Would you write out the listing verbatim and skip every picture in it?

BEGIN Dataset extract

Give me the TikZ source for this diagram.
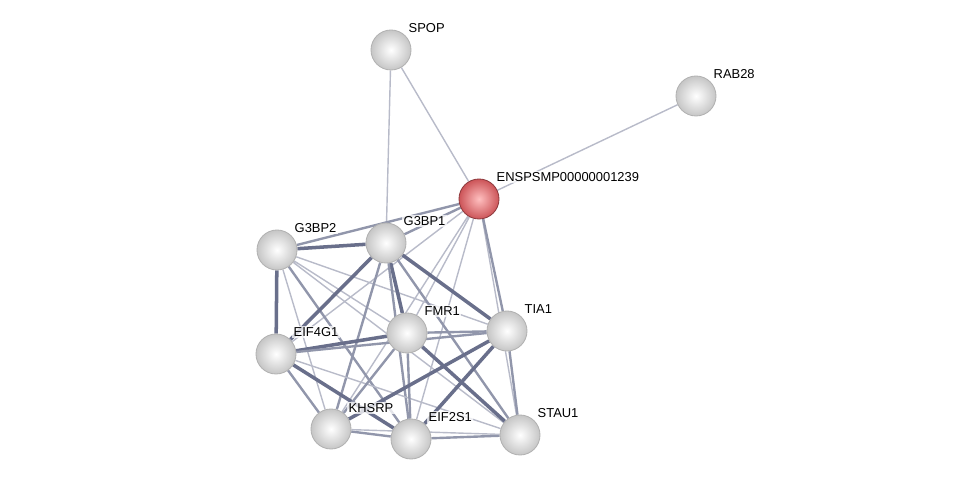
\documentclass[tikz,border=0pt]{standalone}
\usepackage{fontspec}
\setmainfont{Liberation Sans}
\usepackage{tikz}
\usetikzlibrary{backgrounds}
\usepackage{xcolor}
\definecolor{edgeblue}{HTML}{4E5677}
\definecolor{queryred}{HTML}{CC5458}

\begin{document}
\begin{tikzpicture}[x=0.025cm,y=-0.025cm,
      prot/.style={circle,minimum size=1cm,inner sep=0pt,draw=gray!60,line width=0.6pt,shading=radial,inner color=white,outer color=gray!45},
      query/.style={prot,draw=queryred!70!black,inner color=red!25,outer color=queryred},
      tag/.style={anchor=west,inner sep=1pt,fill=white,fill opacity=0.75,text opacity=1,font=\fontsize{9.2}{11}\selectfont},
      weak/.style={draw=edgeblue!40,line width=1.0pt},
      medium/.style={draw=edgeblue!62,line width=1.7pt},
      strong/.style={draw=edgeblue!85,line width=2.5pt}
    ]
      \useasboundingbox (0,0) rectangle (976,484);
      % proteins
      \node[prot] (spop) at (391,50) {};
      \node[prot] (rab) at (696,96) {};
      \node[query] (ensp) at (479,199) {};
      \node[prot] (gbpb) at (277,250) {};
      \node[prot] (gbpa) at (386,243) {};
      \node[prot] (fmr) at (407,333) {};
      \node[prot] (tia) at (507,331) {};
      \node[prot] (eif4) at (276,354) {};
      \node[prot] (khs) at (331,429) {};
      \node[prot] (eif2) at (411,439) {};
      \node[prot] (stau) at (520,435) {};
      % names
      \node[tag] at (407,28) {SPOP};
      \node[tag] at (712,74) {RAB28};
      \node[tag] at (495,177) {ENSPSMP00000001239};
      \node[tag] at (293,228) {G3BP2};
      \node[tag] at (402,221) {G3BP1};
      \node[tag] at (423,311) {FMR1};
      \node[tag] at (523,309) {TIA1};
      \node[tag] at (292,332) {EIF4G1};
      \node[tag] at (347,408) {KHSRP};
      \node[tag] at (427,417) {EIF2S1};
      \node[tag] at (536,413) {STAU1};
      % links
      \begin{scope}[on background layer]
      \draw[weak] (spop) -- (ensp) (spop) -- (gbpa) (rab) -- (ensp);
      \draw[weak] (ensp) -- (fmr) (ensp) -- (stau) (ensp) -- (eif4) (ensp) -- (khs) (ensp) -- (eif2);
      \draw[medium] (ensp) -- (gbpb) (ensp) -- (gbpa) (ensp) -- (tia);
      \draw[weak] (gbpb) -- (fmr) (gbpb) -- (tia) (gbpb) -- (khs) (gbpb) -- (stau);
      \draw[medium] (gbpb) -- (eif2);
      \draw[strong] (gbpb) -- (gbpa) (gbpb) -- (eif4);
      \draw[strong] (gbpa) -- (eif4) (gbpa) -- (fmr) (gbpa) -- (tia);
      \draw[medium] (gbpa) -- (khs) (gbpa) -- (eif2) (gbpa) -- (stau);
      \draw[strong] (eif4) -- (fmr) (eif4) -- (eif2);
      \draw[medium] (eif4) -- (tia) (eif4) -- (khs);
      \draw[weak] (eif4) -- (stau);
      \draw[medium] (fmr) -- (tia) (fmr) -- (khs) (fmr) -- (eif2);
      \draw[strong] (fmr) -- (stau);
      \draw[strong] (tia) -- (khs) (tia) -- (eif2);
      \draw[medium] (tia) -- (stau);
      \draw[medium] (khs) -- (eif2) (eif2) -- (stau);
      \draw[weak] (khs) -- (stau);
      \end{scope}
    \end{tikzpicture}
\end{document}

END Dataset extract

Full solution.
Give me the TikZ source for this diagram.
\documentclass[tikz,border=0pt]{standalone}
\usepackage{fontspec}
\setmainfont{Liberation Sans}
\usepackage{tikz}
\usetikzlibrary{backgrounds}
\usepackage{xcolor}
\definecolor{edgeblue}{HTML}{4E5677}
\definecolor{queryred}{HTML}{CC5458}

\begin{document}
\begin{tikzpicture}[x=0.025cm,y=-0.025cm,
      prot/.style={circle,minimum size=1cm,inner sep=0pt,draw=gray!60,line width=0.6pt,shading=radial,inner color=white,outer color=gray!45},
      query/.style={prot,draw=queryred!70!black,inner color=red!25,outer color=queryred},
      tag/.style={anchor=west,inner sep=1pt,fill=white,fill opacity=0.75,text opacity=1,font=\fontsize{9.2}{11}\selectfont},
      weak/.style={draw=edgeblue!40,line width=1.0pt},
      medium/.style={draw=edgeblue!62,line width=1.7pt},
      strong/.style={draw=edgeblue!85,line width=2.5pt}
    ]
      \useasboundingbox (0,0) rectangle (976,484);
      % proteins
      \node[prot] (spop) at (391,50) {};
      \node[prot] (rab) at (696,96) {};
      \node[query] (ensp) at (479,199) {};
      \node[prot] (gbpb) at (277,250) {};
      \node[prot] (gbpa) at (386,243) {};
      \node[prot] (fmr) at (407,333) {};
      \node[prot] (tia) at (507,331) {};
      \node[prot] (eif4) at (276,354) {};
      \node[prot] (khs) at (331,429) {};
      \node[prot] (eif2) at (411,439) {};
      \node[prot] (stau) at (520,435) {};
      % names
      \node[tag] at (407,28) {SPOP};
      \node[tag] at (712,74) {RAB28};
      \node[tag] at (495,177) {ENSPSMP00000001239};
      \node[tag] at (293,228) {G3BP2};
      \node[tag] at (402,221) {G3BP1};
      \node[tag] at (423,311) {FMR1};
      \node[tag] at (523,309) {TIA1};
      \node[tag] at (292,332) {EIF4G1};
      \node[tag] at (347,408) {KHSRP};
      \node[tag] at (427,417) {EIF2S1};
      \node[tag] at (536,413) {STAU1};
      % links
      \begin{scope}[on background layer]
      \draw[weak] (spop) -- (ensp) (spop) -- (gbpa) (rab) -- (ensp);
      \draw[weak] (ensp) -- (fmr) (ensp) -- (stau) (ensp) -- (eif4) (ensp) -- (khs) (ensp) -- (eif2);
      \draw[medium] (ensp) -- (gbpb) (ensp) -- (gbpa) (ensp) -- (tia);
      \draw[weak] (gbpb) -- (fmr) (gbpb) -- (tia) (gbpb) -- (khs) (gbpb) -- (stau);
      \draw[medium] (gbpb) -- (eif2);
      \draw[strong] (gbpb) -- (gbpa) (gbpb) -- (eif4);
      \draw[strong] (gbpa) -- (eif4) (gbpa) -- (fmr) (gbpa) -- (tia);
      \draw[medium] (gbpa) -- (khs) (gbpa) -- (eif2) (gbpa) -- (stau);
      \draw[strong] (eif4) -- (fmr) (eif4) -- (eif2);
      \draw[medium] (eif4) -- (tia) (eif4) -- (khs);
      \draw[weak] (eif4) -- (stau);
      \draw[medium] (fmr) -- (tia) (fmr) -- (khs) (fmr) -- (eif2);
      \draw[strong] (fmr) -- (stau);
      \draw[strong] (tia) -- (khs) (tia) -- (eif2);
      \draw[medium] (tia) -- (stau);
      \draw[medium] (khs) -- (eif2) (eif2) -- (stau);
      \draw[weak] (khs) -- (stau);
      \end{scope}
    \end{tikzpicture}
\end{document}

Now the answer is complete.